Judith Adams

Guardian Blog: April 2008

April 2008

(see Lady Purple project)

“with the technology at their fingertips, answers and images can be conjured by theatre makers immediately during the rehearsal or devising process, sound can be fed directly into the ears of the audiences in pieces such as Small Metal Objects or Judith Adams’ Ghost or Clickwind.

“…But we’ve come a very long way from the first faltering steps taken by ambitious young companies such as Fecund 15 or so years ago, to the point when earlier this year Leo Warner and Mark Grimmer of Fifty Nine Productions – who have contributed brilliant work to Katie Mitchell’s Waves and Attempts on her Life and the projection design for Warhorse – were made the National Theatre’s youngest ever associates. In July some of the multimedia techniques explored in Waves will be further developed by Fifty Nine for Mitchell’s latest piece …some trace of her, inspired by Dostoevsky’s The Idiot.

“From what I’ve seen of it so far, Fifty-Nine’s contributions to the productions on which they collaborate, whether it is in Black Watch or the adaptation of the cartoon Alex, are integral to the production and always in service of it. But I keep seeing productions in which it appears as if playing with the technologies is the prime interest of the theatre-makers, rather than the show itself.”

Blog Entries

Timis
Comment No. 1059660
April 20 10:37

(aka Judith Adams of Clickwind and Ghost – and currently exploring a rehearsal/performance score with Fifty-Nine Productions to show/tell the story of Angela Carter’s Lady Purple)

It feels to me as though it isn’t so much technology itself to blame for its disjointed relationship to many productions, as the minds of those producers and directors who compartmentalise – the better to control – all elements of live performance creation and staging.

Too often, new media artists are called in like decorators to slap paper over the walls of a house already designed and built (all too often from pre-fabricatied, and so moribund, blueprints). As usual, theatre has been grindingly slow to embrace change. Other art forms have already bent, beaten, twisted, encouraged and challenged new media to grow organically, empathetically and creatively.

Theatre alone does not seem to see the thrill and beauty of incorporating all elements in the plans for construction from the outset: space, text, visuals, technology (“For the Art Itself is Nature”), sound – even audience, ideally.
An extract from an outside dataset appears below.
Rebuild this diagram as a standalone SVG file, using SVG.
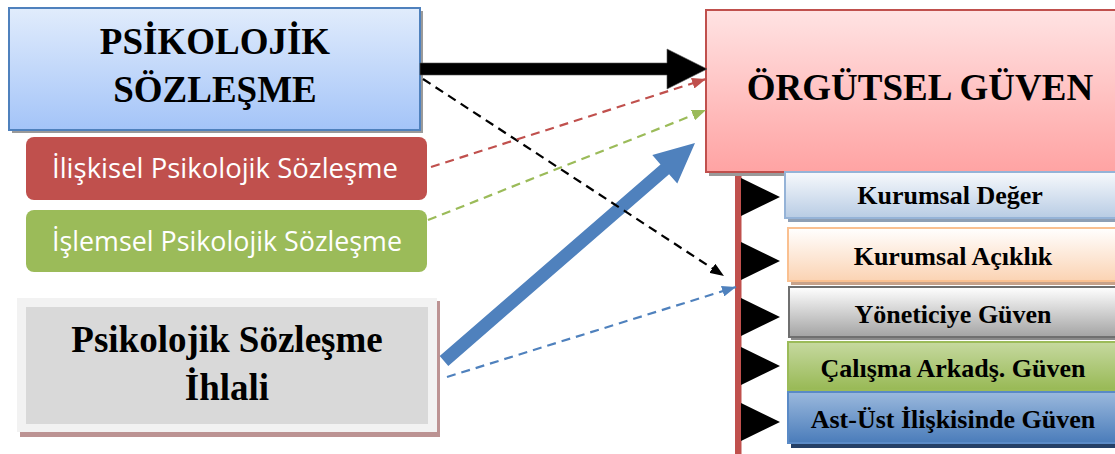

Rehearsals instead take place behind sacred closed doors, letting the next influence in under strict, staged rules of guarded defensiveness.

Mitchell’s decision to virtually co-direct and re-think as well as rehearse Waves WITH the possibilities of new media, in the light of Fifty-Nine’s (Leo Warner’s) video daring and vision, was what earned it the accolade of seeming “like a new art form”. Likewise groundbreaking is most of what the National is doing at the moment, brilliantly, under Tom Morris and Nick Hytner: engaging all its artists at once in the mix of finding a voice for each project. Strangely, it’s the old avant guard who now who seem to be most self-protective about directorial control and unchanging styles of production.

You only get to new art forms by letting go and stepping off cliffs.

(Fifty-Nine, however, are also able to perform video sleights of hand so magical that no one sees it’s video – as frustrating sometimes for them as doubtless is the telling fact that there are no prestigious awards yet for video design in the theatre world).

Interestingly, the Arts Council seems currently quite interested in cliff-leaping and moving away from the conventional making of shows to the old bums on seats marching tune of R&D, Making, Showing. They have currently funded myself, 59, dancers and puppeteers to try and uncover a language/text/score for Lady Purple – where there’s no dialogue.

A fabulous step into space for a playwright.

All together now……..let’s evolve.


PilotTheatre
Comment No. 1059721
April 20 12:23

excllent points Timis. Our ‘Looking for JJ’ show that Lyn mentioned was built online and in fact the design team from the off included av/lx/sound and 3D scenographer from the start of the project who could work together to produce the best positions and design for the images/text/lights/ to work cohesively right from the initial meeting. The bolting on of a video projection is not enough. The whole design and creative process needs to work together.


Timis
Comment No. 1059780
April 20 14:11

re “we don’t burn lime in a box downstage centre anymore”

– I have to admit, guiltily, that I quite fancy this end of the spectrum too, having always longed to end a show with fireworks and burning down the house – both of which happen in the Angela Carter story we’re working on.

A one-performance only conflagration: so easy to market – so hard to sell to funders.